### TASK BRIEF
Check each line of the material below, and copy it if it holds the string "this".

Records with drawing code
↓↓↓

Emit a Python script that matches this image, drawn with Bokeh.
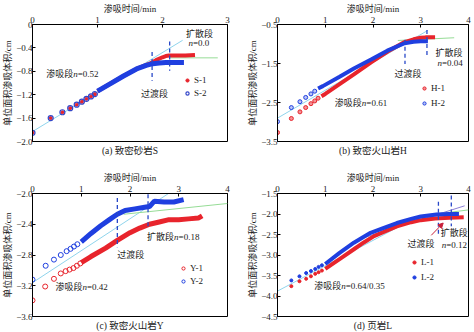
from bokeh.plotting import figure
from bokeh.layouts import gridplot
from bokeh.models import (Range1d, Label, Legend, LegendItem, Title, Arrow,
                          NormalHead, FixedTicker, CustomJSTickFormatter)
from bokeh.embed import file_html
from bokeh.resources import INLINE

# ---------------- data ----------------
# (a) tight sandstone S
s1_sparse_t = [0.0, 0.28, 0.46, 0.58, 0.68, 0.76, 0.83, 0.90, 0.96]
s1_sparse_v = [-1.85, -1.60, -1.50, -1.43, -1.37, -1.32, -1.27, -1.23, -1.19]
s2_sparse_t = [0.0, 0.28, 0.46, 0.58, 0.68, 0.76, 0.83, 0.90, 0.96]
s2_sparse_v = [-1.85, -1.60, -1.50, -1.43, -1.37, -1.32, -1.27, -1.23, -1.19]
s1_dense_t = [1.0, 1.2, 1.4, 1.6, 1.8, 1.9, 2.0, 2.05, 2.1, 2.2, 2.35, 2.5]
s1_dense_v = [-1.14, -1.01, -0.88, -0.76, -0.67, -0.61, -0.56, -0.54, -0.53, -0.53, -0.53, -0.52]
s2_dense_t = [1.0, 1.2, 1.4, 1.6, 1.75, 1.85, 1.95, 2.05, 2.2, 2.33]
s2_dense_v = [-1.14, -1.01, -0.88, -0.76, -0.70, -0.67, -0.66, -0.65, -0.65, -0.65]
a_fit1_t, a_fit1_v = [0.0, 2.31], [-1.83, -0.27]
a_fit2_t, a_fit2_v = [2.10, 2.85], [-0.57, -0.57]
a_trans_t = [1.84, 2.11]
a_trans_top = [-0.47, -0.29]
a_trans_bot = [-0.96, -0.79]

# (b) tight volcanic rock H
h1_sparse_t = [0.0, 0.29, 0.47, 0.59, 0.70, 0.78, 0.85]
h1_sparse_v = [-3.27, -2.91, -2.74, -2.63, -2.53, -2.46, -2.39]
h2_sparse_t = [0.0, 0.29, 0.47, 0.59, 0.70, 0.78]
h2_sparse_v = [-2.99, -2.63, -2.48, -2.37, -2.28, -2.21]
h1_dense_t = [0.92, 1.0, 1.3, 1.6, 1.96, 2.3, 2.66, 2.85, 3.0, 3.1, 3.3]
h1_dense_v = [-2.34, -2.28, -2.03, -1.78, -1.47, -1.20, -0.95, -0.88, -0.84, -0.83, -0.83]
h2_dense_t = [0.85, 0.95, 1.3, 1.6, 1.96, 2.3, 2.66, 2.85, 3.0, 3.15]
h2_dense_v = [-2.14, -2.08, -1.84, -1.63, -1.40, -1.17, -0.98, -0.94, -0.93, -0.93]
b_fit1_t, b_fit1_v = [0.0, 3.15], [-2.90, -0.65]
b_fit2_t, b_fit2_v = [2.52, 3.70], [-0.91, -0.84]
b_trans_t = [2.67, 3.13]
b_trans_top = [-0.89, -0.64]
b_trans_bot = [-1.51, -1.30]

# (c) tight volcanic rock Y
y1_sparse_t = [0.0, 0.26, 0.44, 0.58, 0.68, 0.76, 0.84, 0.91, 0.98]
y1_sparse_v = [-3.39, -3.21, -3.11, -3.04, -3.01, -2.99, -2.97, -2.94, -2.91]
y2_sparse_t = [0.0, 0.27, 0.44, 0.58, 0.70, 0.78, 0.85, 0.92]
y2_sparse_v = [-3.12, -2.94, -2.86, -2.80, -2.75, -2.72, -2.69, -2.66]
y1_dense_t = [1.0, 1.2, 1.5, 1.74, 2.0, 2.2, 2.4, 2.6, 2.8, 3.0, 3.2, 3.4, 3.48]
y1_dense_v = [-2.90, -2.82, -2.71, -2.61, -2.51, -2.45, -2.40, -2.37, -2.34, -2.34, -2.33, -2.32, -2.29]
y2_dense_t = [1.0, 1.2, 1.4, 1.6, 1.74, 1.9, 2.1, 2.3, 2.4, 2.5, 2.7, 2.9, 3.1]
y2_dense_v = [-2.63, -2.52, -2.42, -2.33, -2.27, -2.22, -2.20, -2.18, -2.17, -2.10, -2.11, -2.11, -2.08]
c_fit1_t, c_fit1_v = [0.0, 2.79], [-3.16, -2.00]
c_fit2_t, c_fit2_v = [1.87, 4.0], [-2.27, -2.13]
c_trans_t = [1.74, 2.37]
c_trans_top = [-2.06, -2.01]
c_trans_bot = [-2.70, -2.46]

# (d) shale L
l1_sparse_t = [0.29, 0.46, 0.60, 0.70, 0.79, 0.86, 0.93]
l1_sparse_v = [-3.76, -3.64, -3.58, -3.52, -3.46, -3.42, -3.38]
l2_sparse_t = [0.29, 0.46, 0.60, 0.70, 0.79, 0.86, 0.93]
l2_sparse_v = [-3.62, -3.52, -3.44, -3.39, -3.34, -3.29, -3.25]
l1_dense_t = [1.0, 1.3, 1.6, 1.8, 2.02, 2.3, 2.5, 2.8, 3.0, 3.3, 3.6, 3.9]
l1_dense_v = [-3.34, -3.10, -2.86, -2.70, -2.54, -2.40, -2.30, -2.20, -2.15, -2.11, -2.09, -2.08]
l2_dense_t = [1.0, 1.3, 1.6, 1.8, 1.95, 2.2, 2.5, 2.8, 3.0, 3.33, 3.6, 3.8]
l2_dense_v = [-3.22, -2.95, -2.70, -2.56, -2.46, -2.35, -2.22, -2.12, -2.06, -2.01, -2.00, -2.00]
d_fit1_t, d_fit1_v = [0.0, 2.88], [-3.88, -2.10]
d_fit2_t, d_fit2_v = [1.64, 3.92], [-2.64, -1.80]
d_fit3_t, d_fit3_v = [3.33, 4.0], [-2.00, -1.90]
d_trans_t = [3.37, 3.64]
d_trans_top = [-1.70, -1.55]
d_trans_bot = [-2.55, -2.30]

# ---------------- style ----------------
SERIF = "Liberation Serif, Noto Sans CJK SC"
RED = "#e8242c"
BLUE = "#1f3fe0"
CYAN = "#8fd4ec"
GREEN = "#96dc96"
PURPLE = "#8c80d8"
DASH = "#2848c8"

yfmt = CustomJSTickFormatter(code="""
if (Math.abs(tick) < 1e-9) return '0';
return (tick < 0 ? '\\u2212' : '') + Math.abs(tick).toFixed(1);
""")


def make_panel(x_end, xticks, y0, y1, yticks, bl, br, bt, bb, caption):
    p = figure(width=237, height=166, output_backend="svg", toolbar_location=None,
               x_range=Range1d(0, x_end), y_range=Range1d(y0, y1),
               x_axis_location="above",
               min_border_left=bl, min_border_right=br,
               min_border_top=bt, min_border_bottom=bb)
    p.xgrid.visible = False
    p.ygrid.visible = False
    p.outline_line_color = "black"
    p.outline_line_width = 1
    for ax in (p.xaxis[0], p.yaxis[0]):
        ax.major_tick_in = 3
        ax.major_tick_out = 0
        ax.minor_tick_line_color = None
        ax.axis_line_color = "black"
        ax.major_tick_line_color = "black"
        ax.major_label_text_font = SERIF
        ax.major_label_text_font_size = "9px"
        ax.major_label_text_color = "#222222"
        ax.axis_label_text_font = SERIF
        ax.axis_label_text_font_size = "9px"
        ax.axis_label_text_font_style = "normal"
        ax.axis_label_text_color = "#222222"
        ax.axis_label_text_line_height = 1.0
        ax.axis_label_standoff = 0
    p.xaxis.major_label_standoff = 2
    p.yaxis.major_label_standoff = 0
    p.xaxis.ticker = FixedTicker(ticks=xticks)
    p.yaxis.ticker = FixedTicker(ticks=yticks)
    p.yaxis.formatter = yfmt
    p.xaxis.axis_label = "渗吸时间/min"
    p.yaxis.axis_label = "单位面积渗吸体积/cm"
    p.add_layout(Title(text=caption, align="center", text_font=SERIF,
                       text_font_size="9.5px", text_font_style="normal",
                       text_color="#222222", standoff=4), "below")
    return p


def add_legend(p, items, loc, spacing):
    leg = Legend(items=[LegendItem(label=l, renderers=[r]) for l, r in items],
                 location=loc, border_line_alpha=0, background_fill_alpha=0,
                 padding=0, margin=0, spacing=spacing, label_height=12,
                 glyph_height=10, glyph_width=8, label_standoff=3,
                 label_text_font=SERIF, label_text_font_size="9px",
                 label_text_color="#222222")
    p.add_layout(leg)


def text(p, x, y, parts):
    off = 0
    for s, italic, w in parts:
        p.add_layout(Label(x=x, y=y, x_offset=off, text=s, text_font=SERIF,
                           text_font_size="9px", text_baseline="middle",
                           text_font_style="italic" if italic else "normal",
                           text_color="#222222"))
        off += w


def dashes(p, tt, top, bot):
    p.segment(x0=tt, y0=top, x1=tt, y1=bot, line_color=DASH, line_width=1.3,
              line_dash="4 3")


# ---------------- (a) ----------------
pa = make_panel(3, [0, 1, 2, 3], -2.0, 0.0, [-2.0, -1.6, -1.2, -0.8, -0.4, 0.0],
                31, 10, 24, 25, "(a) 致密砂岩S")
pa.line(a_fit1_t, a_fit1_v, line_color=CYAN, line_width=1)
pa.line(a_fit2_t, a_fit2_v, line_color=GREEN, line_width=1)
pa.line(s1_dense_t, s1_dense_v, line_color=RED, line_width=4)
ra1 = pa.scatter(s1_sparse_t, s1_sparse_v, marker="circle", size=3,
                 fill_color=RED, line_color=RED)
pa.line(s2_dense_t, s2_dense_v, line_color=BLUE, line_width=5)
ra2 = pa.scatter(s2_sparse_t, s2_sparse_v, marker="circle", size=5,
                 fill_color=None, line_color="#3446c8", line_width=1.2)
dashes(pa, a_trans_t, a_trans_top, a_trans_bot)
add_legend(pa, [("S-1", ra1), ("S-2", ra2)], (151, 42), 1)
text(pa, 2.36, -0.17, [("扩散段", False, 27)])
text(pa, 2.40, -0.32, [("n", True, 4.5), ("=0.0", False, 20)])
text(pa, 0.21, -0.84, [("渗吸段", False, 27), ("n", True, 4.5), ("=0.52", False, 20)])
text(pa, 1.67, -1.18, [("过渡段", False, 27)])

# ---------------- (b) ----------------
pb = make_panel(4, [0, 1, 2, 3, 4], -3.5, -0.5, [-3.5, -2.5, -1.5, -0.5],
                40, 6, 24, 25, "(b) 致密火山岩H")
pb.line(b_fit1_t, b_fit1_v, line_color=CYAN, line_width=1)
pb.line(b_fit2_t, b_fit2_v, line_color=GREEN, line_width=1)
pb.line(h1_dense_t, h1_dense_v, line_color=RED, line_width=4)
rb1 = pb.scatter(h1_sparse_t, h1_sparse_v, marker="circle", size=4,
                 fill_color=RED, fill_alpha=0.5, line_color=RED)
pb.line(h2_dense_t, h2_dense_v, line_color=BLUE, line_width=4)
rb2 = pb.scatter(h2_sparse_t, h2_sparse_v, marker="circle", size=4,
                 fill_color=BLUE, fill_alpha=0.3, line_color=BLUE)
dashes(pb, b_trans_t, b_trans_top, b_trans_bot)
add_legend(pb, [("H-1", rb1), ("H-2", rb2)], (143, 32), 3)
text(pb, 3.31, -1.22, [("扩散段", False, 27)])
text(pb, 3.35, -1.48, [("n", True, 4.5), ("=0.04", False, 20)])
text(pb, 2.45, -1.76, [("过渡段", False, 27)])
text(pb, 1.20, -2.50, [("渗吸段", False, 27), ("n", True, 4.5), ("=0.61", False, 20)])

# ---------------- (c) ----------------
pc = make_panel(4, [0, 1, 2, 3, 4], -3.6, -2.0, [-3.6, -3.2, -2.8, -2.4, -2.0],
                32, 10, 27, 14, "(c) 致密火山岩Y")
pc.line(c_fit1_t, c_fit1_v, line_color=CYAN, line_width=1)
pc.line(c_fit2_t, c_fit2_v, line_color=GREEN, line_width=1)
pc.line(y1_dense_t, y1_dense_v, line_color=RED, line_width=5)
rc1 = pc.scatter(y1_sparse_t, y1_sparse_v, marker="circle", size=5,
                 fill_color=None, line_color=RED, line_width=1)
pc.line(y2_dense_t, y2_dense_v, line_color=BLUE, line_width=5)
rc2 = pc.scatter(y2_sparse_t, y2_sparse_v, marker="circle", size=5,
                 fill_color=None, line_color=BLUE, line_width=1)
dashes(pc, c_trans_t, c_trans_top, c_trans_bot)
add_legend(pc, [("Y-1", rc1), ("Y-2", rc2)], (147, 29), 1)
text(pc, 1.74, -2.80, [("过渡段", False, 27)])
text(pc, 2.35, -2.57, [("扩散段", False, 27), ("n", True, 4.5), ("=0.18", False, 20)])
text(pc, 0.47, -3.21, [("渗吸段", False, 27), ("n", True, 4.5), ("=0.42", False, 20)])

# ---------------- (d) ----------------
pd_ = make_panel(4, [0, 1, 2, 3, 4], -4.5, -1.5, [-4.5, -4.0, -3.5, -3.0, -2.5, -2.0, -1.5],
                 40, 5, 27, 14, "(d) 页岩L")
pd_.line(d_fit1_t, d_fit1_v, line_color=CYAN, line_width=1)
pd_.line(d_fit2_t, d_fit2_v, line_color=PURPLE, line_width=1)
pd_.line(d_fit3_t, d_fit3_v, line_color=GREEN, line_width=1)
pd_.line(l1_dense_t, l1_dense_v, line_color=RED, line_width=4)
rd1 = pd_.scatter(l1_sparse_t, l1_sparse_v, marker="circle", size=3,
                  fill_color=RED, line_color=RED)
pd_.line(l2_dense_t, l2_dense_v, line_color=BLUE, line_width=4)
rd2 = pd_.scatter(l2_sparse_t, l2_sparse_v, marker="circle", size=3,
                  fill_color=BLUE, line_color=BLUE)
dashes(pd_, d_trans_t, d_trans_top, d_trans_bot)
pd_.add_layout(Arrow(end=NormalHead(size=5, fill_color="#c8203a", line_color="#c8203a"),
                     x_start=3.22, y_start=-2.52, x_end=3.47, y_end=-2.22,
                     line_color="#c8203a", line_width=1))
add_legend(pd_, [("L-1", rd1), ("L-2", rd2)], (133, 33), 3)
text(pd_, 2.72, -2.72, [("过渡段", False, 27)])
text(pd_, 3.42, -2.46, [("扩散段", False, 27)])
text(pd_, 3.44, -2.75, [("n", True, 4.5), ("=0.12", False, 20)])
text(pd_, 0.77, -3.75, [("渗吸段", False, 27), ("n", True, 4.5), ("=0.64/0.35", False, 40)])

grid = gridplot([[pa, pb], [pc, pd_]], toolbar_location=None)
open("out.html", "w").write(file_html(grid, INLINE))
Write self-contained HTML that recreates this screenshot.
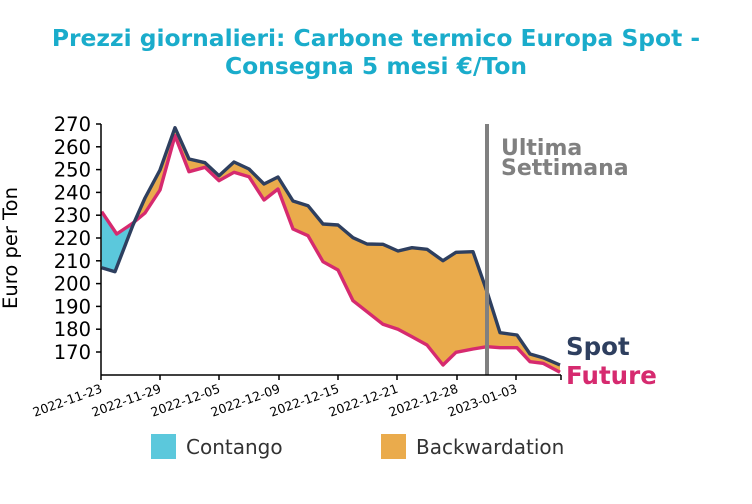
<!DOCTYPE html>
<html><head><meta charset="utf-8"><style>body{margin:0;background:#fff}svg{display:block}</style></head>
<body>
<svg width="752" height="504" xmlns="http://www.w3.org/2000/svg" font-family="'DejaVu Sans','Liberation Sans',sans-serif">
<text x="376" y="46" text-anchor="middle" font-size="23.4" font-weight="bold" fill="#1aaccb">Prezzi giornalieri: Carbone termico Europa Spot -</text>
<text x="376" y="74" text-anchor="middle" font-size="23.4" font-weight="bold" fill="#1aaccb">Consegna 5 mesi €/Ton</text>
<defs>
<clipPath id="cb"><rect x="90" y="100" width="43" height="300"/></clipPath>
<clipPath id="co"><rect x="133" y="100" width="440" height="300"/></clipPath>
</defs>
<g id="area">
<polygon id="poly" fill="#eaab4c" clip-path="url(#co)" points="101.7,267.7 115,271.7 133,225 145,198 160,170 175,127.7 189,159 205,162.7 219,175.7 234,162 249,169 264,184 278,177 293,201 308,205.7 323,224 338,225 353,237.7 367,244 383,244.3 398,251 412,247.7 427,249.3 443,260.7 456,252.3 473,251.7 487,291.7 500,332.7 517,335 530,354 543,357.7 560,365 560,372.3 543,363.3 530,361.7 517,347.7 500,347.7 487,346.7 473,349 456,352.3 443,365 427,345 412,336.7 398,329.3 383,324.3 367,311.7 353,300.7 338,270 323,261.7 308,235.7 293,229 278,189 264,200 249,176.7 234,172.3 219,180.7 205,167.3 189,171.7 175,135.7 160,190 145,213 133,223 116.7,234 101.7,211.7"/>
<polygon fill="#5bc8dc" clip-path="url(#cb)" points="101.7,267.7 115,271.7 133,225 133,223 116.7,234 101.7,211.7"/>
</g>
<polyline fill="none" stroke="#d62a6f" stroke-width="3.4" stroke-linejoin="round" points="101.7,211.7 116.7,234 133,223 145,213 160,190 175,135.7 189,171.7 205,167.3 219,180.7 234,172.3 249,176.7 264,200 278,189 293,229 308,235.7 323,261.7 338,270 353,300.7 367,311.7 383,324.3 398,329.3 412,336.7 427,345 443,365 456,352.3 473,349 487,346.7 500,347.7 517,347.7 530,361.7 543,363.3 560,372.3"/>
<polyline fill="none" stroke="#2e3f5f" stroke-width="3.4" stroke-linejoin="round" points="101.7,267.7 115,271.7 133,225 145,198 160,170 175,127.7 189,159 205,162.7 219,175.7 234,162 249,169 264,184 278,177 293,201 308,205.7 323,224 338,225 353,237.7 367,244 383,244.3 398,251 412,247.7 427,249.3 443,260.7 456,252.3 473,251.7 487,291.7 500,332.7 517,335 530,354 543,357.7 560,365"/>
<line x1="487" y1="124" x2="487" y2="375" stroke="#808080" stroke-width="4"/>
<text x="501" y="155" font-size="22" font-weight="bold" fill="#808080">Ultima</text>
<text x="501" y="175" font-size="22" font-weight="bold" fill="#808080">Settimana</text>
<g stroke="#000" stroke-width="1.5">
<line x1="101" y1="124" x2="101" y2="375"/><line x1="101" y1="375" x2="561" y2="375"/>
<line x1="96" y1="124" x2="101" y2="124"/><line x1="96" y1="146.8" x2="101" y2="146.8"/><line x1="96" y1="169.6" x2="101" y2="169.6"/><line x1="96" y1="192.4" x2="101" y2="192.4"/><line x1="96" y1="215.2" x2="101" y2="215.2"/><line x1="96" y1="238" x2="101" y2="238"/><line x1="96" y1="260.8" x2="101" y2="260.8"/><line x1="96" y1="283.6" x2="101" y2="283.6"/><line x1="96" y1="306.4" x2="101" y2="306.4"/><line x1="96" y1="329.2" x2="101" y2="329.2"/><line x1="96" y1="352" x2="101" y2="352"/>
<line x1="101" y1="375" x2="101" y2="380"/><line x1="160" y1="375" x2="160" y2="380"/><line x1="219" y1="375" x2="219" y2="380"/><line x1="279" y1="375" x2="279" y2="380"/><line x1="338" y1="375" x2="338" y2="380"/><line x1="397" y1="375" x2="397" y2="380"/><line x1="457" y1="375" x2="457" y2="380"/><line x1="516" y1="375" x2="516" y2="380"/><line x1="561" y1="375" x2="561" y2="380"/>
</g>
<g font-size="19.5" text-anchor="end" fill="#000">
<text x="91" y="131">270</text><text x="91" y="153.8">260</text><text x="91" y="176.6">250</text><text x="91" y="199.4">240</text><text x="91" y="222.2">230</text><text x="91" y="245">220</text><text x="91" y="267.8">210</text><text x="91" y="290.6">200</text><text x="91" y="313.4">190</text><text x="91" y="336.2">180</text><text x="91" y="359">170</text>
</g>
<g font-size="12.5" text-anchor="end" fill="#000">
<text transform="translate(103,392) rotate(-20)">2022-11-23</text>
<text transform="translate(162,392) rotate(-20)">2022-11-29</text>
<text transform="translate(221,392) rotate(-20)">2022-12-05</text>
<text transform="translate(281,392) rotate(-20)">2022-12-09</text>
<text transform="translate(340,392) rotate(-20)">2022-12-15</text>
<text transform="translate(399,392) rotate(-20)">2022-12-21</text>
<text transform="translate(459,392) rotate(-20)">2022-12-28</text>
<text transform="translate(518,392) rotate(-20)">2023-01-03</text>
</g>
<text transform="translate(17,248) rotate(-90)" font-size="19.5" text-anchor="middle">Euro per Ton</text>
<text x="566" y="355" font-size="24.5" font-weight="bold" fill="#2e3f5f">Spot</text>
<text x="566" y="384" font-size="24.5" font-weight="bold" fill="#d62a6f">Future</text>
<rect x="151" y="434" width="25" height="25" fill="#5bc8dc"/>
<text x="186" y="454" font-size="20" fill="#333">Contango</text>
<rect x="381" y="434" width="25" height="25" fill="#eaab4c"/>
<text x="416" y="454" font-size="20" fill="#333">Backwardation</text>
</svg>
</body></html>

↑↑↑

### THE ANSWER
Emit a Python script that matches this image, drawn with Bokeh.
Write self-contained HTML that recreates this screenshot.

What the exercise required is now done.